Effects of casting speed on microstructural and tensile properties of Al–Mg–Si alloy fabricated by horizontal and vertical twin-roll casting

Abstract

For the development of Al–Mg–Si strips with high mechanical performance via twin-roll casting (TRC) technology, it is necessary to understand through comparative analysis of traditional horizontal twin-roll casting (HTRC) and promising vertical twin-roll casting (VTRC) technologies. In this study, two types of Al–Mg–Si alloys (denoted as H-alloy and V-alloy) were fabricated by HTRC and VTRC using different casting speeds (0.69 and 20 m/min, respectively). The microstructural evolution and mechanical properties of the two alloys were comprehensively assessed and compared. To reveal the microstructural characteristics, various techniques including energy-dispersive X-ray spectroscopy (EDS), electron backscatter diffraction (EBSD), texture calculation and differential scanning calorimetry (DSC) were utilized. Center segregation occurred in H-alloy and V-alloy in the form of channel segregation and segregation bands, respectively.

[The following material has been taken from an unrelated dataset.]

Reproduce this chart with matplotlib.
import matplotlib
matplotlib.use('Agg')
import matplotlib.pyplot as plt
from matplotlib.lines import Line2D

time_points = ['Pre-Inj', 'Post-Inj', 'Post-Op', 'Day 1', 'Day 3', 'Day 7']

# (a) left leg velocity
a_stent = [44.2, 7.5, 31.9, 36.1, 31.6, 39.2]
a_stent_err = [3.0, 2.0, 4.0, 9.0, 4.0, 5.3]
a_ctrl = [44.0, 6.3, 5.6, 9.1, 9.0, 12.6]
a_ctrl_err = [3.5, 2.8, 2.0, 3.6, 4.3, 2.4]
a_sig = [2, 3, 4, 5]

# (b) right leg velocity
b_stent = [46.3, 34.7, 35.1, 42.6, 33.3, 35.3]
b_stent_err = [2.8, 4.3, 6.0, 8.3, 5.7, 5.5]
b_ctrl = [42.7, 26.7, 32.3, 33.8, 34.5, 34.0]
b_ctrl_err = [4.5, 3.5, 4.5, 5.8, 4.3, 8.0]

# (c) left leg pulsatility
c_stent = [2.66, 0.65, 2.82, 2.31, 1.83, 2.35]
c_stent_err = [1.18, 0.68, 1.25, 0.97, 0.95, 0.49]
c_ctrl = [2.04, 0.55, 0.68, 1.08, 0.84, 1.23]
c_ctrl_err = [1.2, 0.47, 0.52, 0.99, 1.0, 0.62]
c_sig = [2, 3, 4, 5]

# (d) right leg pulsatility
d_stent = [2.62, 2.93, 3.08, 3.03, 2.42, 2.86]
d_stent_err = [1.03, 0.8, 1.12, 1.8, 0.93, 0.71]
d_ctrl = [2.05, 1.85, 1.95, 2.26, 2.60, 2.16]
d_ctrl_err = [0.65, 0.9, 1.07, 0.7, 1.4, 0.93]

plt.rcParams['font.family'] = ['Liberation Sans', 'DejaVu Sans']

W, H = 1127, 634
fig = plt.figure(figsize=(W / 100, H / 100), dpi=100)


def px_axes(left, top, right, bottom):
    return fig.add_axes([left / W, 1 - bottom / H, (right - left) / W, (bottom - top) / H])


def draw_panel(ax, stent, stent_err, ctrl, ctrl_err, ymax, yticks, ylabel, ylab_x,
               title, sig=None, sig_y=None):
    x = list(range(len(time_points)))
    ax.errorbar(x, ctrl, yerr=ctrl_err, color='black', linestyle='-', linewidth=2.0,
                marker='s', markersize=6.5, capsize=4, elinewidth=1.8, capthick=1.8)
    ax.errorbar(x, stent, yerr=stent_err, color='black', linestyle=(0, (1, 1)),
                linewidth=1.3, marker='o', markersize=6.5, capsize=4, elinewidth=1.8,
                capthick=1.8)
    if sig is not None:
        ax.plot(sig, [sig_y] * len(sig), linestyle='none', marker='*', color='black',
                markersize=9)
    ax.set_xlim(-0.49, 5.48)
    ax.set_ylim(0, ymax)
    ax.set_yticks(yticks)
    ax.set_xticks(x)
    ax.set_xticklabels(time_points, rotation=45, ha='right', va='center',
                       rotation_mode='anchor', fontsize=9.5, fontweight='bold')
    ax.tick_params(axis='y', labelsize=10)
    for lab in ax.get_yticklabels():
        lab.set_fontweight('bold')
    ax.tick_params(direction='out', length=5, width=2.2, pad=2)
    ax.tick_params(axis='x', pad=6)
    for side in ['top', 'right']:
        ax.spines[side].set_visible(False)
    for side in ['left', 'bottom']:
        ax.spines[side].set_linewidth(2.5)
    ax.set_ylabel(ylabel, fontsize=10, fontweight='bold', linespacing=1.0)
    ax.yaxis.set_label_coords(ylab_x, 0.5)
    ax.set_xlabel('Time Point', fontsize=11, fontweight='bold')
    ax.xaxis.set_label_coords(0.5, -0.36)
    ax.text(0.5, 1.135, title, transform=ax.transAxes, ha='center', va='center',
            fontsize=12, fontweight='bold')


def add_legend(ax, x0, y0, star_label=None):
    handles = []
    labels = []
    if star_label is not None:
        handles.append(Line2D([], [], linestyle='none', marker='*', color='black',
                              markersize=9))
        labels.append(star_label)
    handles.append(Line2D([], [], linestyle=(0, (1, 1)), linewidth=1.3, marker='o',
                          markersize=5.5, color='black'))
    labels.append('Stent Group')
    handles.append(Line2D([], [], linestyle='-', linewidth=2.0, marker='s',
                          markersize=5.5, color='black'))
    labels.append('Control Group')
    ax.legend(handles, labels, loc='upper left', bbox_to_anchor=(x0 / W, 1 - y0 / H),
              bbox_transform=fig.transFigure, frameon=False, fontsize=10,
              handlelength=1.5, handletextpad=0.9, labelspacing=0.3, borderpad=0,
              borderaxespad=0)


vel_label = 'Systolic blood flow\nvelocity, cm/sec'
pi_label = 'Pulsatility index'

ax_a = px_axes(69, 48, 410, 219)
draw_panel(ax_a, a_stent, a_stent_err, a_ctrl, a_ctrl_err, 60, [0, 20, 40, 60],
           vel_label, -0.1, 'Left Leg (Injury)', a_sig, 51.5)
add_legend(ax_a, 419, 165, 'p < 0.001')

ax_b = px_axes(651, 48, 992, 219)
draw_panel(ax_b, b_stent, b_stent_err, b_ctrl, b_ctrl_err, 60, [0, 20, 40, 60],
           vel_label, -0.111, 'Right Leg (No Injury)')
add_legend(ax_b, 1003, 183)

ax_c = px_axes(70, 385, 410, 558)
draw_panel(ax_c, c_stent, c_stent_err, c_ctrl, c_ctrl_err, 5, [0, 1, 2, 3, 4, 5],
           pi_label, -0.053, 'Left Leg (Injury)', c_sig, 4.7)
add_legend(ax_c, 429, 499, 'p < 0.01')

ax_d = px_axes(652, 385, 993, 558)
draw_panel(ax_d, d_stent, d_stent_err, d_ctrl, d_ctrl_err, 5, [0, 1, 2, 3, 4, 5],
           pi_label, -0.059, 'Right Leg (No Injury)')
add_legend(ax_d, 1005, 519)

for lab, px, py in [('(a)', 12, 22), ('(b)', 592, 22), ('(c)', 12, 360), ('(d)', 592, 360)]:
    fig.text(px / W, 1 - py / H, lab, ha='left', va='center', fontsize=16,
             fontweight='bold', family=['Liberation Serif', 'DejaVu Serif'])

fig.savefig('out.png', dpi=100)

Moreover, the texture components of H-alloy showed rolling and shear textures, indicating continuous casting with hot-rolling during HTRC; however, those of V-alloy showed a random texture, indicating the absence of hot-rolling during VTRC. Therefore, the amount of plastic deformation in H-alloy was greater than that in V-alloy, which increased the yield strength through dislocation strengthening. Furthermore, solid-solution strengthening and precipitation strengthening primarily helped improve the strength of V-alloy, whereas pre-existing voids caused premature fracture. Our comparative analysis of the microstructural evolution and tensile properties realized by HTRC and VTRC is anticipated to broaden the understanding of twin-roll-cast strips.